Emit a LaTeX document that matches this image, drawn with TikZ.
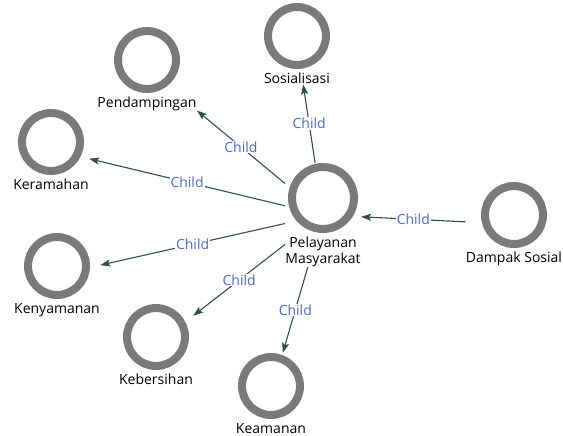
\documentclass[tikz,border=0pt]{standalone}
\usepackage{fontspec}
\setmainfont{Open Sans}
\usepackage{tikz}
\usetikzlibrary{arrows.meta, positioning, fit}
\definecolor{ringc}{HTML}{7A7A7A}
\definecolor{edgec}{HTML}{2F4F4F}
\definecolor{childc}{HTML}{4B6BD1}
\newcommand{\vertex}[4]{%
  \node[ring, minimum size=#3] (#1c) at #2 {};
  \node[vlabel, below=4pt of #1c] (#1l) {#4};
  \node[fit=(#1c)(#1l), inner sep=0pt] (#1) {};
}

\begin{document}
\begin{tikzpicture}[x=1pt, y=1pt, >={Stealth[length=10pt, width=7pt, inset=2pt]},
      ring/.style={circle, draw=ringc, line width=8pt, inner sep=0pt},
      vlabel/.style={inner sep=0pt, align=center, font=\fontsize{14}{15.5}\selectfont},
      edge/.style={->, edgec, line width=1.1pt},
      childlbl/.style={midway, fill=white, text=childc, inner sep=1pt,
                       font=\fontsize{14}{15.5}\selectfont}]
    \useasboundingbox (0,0) rectangle (563,436);
    \vertex{pel}{(323,238)}{62pt}{Pelayanan\\Masyarakat}
    \vertex{sos}{(297,400)}{58pt}{Sosialisasi}
    \vertex{pen}{(147,376)}{58pt}{Pendampingan}
    \vertex{ker}{(51,294)}{58pt}{Keramahan}
    \vertex{keny}{(57,170)}{58pt}{Kenyamanan}
    \vertex{keb}{(156,99)}{58pt}{Kebersihan}
    \vertex{kea}{(271,50)}{58pt}{Keamanan}
    \vertex{dam}{(514,221)}{58pt}{Dampak Sosial}
    % edges from the centre
    \foreach \t in {sos,pen,ker,keny,keb,kea}
      \draw[edge] (pel) -- node[childlbl] {Child} (\t);
    \draw[edge] (dam) -- node[childlbl] {Child} (pel);
  \end{tikzpicture}
\end{document}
════
TASK TO CARRY OUT → Omit the pictures, and quote the material above exactly as given.

COMPLETE ANSWER →
Emit a LaTeX document that matches this image, drawn with TikZ.
\documentclass[tikz,border=0pt]{standalone}
\usepackage{fontspec}
\setmainfont{Open Sans}
\usepackage{tikz}
\usetikzlibrary{arrows.meta, positioning, fit}
\definecolor{ringc}{HTML}{7A7A7A}
\definecolor{edgec}{HTML}{2F4F4F}
\definecolor{childc}{HTML}{4B6BD1}
\newcommand{\vertex}[4]{%
  \node[ring, minimum size=#3] (#1c) at #2 {};
  \node[vlabel, below=4pt of #1c] (#1l) {#4};
  \node[fit=(#1c)(#1l), inner sep=0pt] (#1) {};
}

\begin{document}
\begin{tikzpicture}[x=1pt, y=1pt, >={Stealth[length=10pt, width=7pt, inset=2pt]},
      ring/.style={circle, draw=ringc, line width=8pt, inner sep=0pt},
      vlabel/.style={inner sep=0pt, align=center, font=\fontsize{14}{15.5}\selectfont},
      edge/.style={->, edgec, line width=1.1pt},
      childlbl/.style={midway, fill=white, text=childc, inner sep=1pt,
                       font=\fontsize{14}{15.5}\selectfont}]
    \useasboundingbox (0,0) rectangle (563,436);
    \vertex{pel}{(323,238)}{62pt}{Pelayanan\\Masyarakat}
    \vertex{sos}{(297,400)}{58pt}{Sosialisasi}
    \vertex{pen}{(147,376)}{58pt}{Pendampingan}
    \vertex{ker}{(51,294)}{58pt}{Keramahan}
    \vertex{keny}{(57,170)}{58pt}{Kenyamanan}
    \vertex{keb}{(156,99)}{58pt}{Kebersihan}
    \vertex{kea}{(271,50)}{58pt}{Keamanan}
    \vertex{dam}{(514,221)}{58pt}{Dampak Sosial}
    % edges from the centre
    \foreach \t in {sos,pen,ker,keny,keb,kea}
      \draw[edge] (pel) -- node[childlbl] {Child} (\t);
    \draw[edge] (dam) -- node[childlbl] {Child} (pel);
  \end{tikzpicture}
\end{document}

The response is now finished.